# What happened to Speed Tech lights???



## padec21 (Nov 7, 2008)

I saw this light on their website. it wasnt a whelan guardian but looked just like it. Speed techs price was $64.99. It is no longer on their website. They only have strobe lights now. Here is a pic of what the light looked like. I was all set to buy it but now its gone. Anyone know where I can get a similar light for under $100.


----------



## TurfKing360 (Aug 11, 2008)

that is a whelen you can just make out the whelen logos on each side of the top. they probably got in touble selling products using whelen pics


----------



## pbjunkie92 (Aug 14, 2009)

I believe the model you are referring to is the STL Raven.?...To the best of my knowledge these are currently being re-designed and will be available mid 2010.

Someone else on here emailed about the same thing, the response was:

We appreciate your interest in our products and hope that we can provide you with all the information you are requesting. We do apologize but yes the Raven has been discontinued for remodel that is to be out in about* 6mo*.


----------



## padec21 (Nov 7, 2008)

The pic I posted was just an example of what it looked like. Thanks for the replies. I will call them Monday. Hopefully the price isnt going to go through the roof with the new design.


----------



## maklandscape (Oct 5, 2009)

sirennet.com has that exact whelen gardian for 68 bucks


----------



## Dissociative (Feb 28, 2007)

maklandscape;915209 said:


> sirennet.com has that exact whelen gardian for 68 bucks


agreed......speedtech is also garbage anyway....don;t give em any money even for a true whelen no badge.


----------



## chuckraduenz (Jan 4, 2009)

maklandscape;915209 said:


> sirennet.com has that exact whelen gardian for 68 bucks


ill agree with this. its a whelen. you can see it on top of the dome. the word whelen is right above each rotator on the dome.


----------



## ColumbiaLand (Sep 1, 2008)

Dissociative;915293 said:


> agreed......speedtech is also garbage anyway....don;t give em any money even for a true whelen no badge.

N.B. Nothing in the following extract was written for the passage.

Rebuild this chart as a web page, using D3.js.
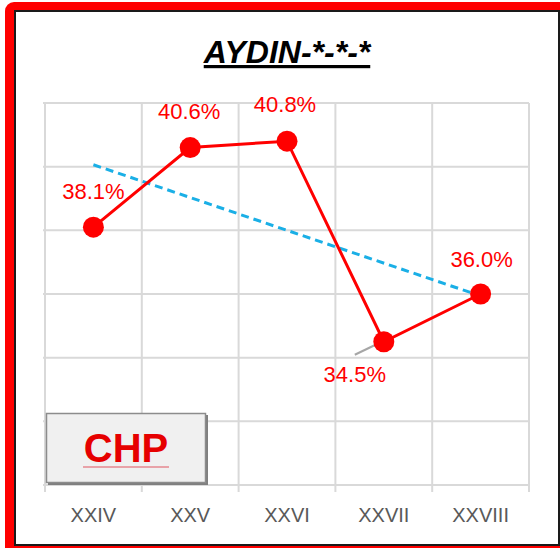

I disagree, I have over 1500.00 in hidden lights between being a fire fighter and for plowing/landscaping and over half are Speedtech lights. Im very happy with them and have never had any problems. I think they are good quality as they have good customer service and fast shipping. but this thread was not about the quality.....


----------



## Pirsch (Jun 1, 2007)

Go to Galls.com and look in the clearance area...you may be able to find the exact light but it's either a whelen or a code 3 with the Galls logo. Should be around the same price.


----------